REQUIREMENT: Transcribe the listing exactly, leaving out every picture.

SOURCE DATA:
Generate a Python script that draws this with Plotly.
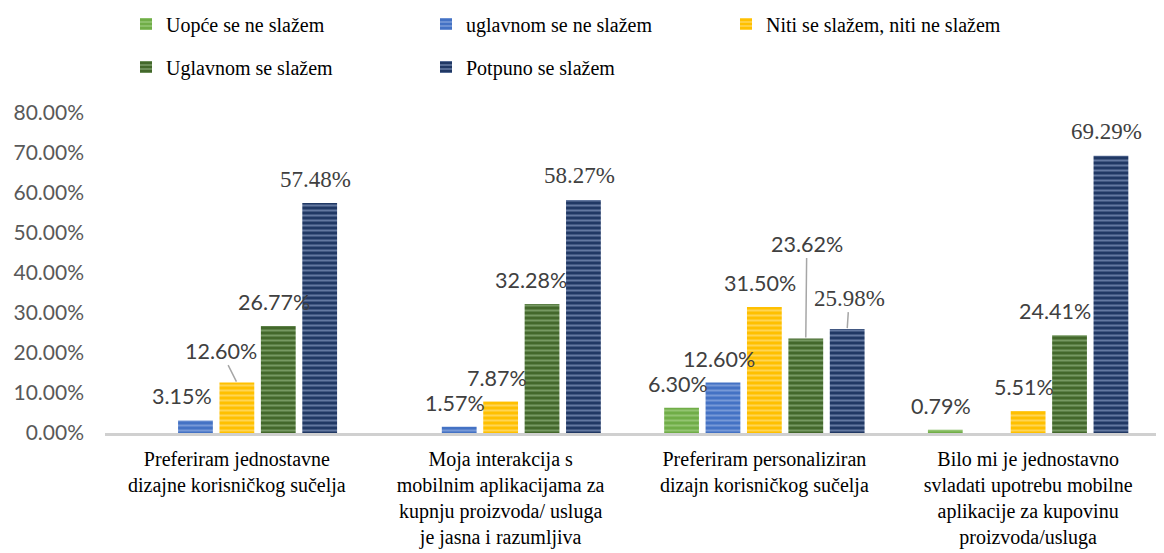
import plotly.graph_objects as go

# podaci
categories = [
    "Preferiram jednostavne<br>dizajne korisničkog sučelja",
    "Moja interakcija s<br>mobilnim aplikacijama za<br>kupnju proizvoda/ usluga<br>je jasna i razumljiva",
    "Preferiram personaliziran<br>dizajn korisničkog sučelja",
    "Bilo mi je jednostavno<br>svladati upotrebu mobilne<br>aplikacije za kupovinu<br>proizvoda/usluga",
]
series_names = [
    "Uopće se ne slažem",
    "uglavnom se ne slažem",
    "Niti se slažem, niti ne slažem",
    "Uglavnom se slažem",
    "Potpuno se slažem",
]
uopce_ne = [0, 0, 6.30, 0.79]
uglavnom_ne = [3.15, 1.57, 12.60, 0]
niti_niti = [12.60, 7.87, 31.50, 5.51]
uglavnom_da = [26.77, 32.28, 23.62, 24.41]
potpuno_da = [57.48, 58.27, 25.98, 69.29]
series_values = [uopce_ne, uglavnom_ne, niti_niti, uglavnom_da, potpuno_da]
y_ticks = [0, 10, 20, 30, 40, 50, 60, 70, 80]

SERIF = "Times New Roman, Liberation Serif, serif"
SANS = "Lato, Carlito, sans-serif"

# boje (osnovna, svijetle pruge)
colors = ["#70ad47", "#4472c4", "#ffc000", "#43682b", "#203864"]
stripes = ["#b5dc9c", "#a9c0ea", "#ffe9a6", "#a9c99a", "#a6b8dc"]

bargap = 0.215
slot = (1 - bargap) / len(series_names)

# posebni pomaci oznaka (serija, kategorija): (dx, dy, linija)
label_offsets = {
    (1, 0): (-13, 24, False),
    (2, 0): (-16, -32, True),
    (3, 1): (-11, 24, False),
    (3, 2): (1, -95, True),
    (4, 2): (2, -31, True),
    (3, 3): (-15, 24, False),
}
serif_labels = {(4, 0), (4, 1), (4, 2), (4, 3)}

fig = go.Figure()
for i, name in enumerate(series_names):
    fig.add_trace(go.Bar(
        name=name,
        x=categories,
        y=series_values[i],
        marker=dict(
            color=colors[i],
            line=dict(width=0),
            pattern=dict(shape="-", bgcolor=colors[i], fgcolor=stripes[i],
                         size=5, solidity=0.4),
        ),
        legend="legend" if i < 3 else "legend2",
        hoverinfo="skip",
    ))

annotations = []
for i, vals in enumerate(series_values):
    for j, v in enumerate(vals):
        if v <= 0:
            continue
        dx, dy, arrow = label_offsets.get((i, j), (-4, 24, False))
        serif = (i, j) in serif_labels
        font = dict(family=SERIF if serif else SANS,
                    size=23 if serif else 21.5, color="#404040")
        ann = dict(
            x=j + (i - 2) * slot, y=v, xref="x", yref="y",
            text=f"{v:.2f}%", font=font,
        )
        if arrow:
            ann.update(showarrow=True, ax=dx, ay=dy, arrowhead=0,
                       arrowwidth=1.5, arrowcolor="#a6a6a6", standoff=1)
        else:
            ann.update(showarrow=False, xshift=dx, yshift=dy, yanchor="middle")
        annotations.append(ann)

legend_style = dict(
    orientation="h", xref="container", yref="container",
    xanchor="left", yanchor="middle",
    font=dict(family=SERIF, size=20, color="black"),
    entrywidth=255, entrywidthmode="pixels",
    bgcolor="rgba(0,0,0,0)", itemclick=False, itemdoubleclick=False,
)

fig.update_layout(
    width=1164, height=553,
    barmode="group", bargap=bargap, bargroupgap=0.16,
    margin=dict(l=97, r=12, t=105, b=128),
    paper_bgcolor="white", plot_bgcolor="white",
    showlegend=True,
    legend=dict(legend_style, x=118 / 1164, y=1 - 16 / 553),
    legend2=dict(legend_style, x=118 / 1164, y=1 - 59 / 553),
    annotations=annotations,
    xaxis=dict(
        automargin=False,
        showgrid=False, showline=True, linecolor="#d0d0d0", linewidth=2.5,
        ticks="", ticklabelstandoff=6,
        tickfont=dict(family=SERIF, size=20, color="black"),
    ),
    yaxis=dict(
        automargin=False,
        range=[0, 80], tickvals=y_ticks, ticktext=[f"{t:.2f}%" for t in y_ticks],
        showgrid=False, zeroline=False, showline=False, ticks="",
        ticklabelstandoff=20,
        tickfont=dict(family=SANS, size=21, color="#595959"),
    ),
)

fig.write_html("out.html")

SOLUTION:
Generate a Python script that draws this with Plotly.
import plotly.graph_objects as go

# podaci
categories = [
    "Preferiram jednostavne<br>dizajne korisničkog sučelja",
    "Moja interakcija s<br>mobilnim aplikacijama za<br>kupnju proizvoda/ usluga<br>je jasna i razumljiva",
    "Preferiram personaliziran<br>dizajn korisničkog sučelja",
    "Bilo mi je jednostavno<br>svladati upotrebu mobilne<br>aplikacije za kupovinu<br>proizvoda/usluga",
]
series_names = [
    "Uopće se ne slažem",
    "uglavnom se ne slažem",
    "Niti se slažem, niti ne slažem",
    "Uglavnom se slažem",
    "Potpuno se slažem",
]
uopce_ne = [0, 0, 6.30, 0.79]
uglavnom_ne = [3.15, 1.57, 12.60, 0]
niti_niti = [12.60, 7.87, 31.50, 5.51]
uglavnom_da = [26.77, 32.28, 23.62, 24.41]
potpuno_da = [57.48, 58.27, 25.98, 69.29]
series_values = [uopce_ne, uglavnom_ne, niti_niti, uglavnom_da, potpuno_da]
y_ticks = [0, 10, 20, 30, 40, 50, 60, 70, 80]

SERIF = "Times New Roman, Liberation Serif, serif"
SANS = "Lato, Carlito, sans-serif"

# boje (osnovna, svijetle pruge)
colors = ["#70ad47", "#4472c4", "#ffc000", "#43682b", "#203864"]
stripes = ["#b5dc9c", "#a9c0ea", "#ffe9a6", "#a9c99a", "#a6b8dc"]

bargap = 0.215
slot = (1 - bargap) / len(series_names)

# posebni pomaci oznaka (serija, kategorija): (dx, dy, linija)
label_offsets = {
    (1, 0): (-13, 24, False),
    (2, 0): (-16, -32, True),
    (3, 1): (-11, 24, False),
    (3, 2): (1, -95, True),
    (4, 2): (2, -31, True),
    (3, 3): (-15, 24, False),
}
serif_labels = {(4, 0), (4, 1), (4, 2), (4, 3)}

fig = go.Figure()
for i, name in enumerate(series_names):
    fig.add_trace(go.Bar(
        name=name,
        x=categories,
        y=series_values[i],
        marker=dict(
            color=colors[i],
            line=dict(width=0),
            pattern=dict(shape="-", bgcolor=colors[i], fgcolor=stripes[i],
                         size=5, solidity=0.4),
        ),
        legend="legend" if i < 3 else "legend2",
        hoverinfo="skip",
    ))

annotations = []
for i, vals in enumerate(series_values):
    for j, v in enumerate(vals):
        if v <= 0:
            continue
        dx, dy, arrow = label_offsets.get((i, j), (-4, 24, False))
        serif = (i, j) in serif_labels
        font = dict(family=SERIF if serif else SANS,
                    size=23 if serif else 21.5, color="#404040")
        ann = dict(
            x=j + (i - 2) * slot, y=v, xref="x", yref="y",
            text=f"{v:.2f}%", font=font,
        )
        if arrow:
            ann.update(showarrow=True, ax=dx, ay=dy, arrowhead=0,
                       arrowwidth=1.5, arrowcolor="#a6a6a6", standoff=1)
        else:
            ann.update(showarrow=False, xshift=dx, yshift=dy, yanchor="middle")
        annotations.append(ann)

legend_style = dict(
    orientation="h", xref="container", yref="container",
    xanchor="left", yanchor="middle",
    font=dict(family=SERIF, size=20, color="black"),
    entrywidth=255, entrywidthmode="pixels",
    bgcolor="rgba(0,0,0,0)", itemclick=False, itemdoubleclick=False,
)

fig.update_layout(
    width=1164, height=553,
    barmode="group", bargap=bargap, bargroupgap=0.16,
    margin=dict(l=97, r=12, t=105, b=128),
    paper_bgcolor="white", plot_bgcolor="white",
    showlegend=True,
    legend=dict(legend_style, x=118 / 1164, y=1 - 16 / 553),
    legend2=dict(legend_style, x=118 / 1164, y=1 - 59 / 553),
    annotations=annotations,
    xaxis=dict(
        automargin=False,
        showgrid=False, showline=True, linecolor="#d0d0d0", linewidth=2.5,
        ticks="", ticklabelstandoff=6,
        tickfont=dict(family=SERIF, size=20, color="black"),
    ),
    yaxis=dict(
        automargin=False,
        range=[0, 80], tickvals=y_ticks, ticktext=[f"{t:.2f}%" for t in y_ticks],
        showgrid=False, zeroline=False, showline=False, ticks="",
        ticklabelstandoff=20,
        tickfont=dict(family=SANS, size=21, color="#595959"),
    ),
)

fig.write_html("out.html")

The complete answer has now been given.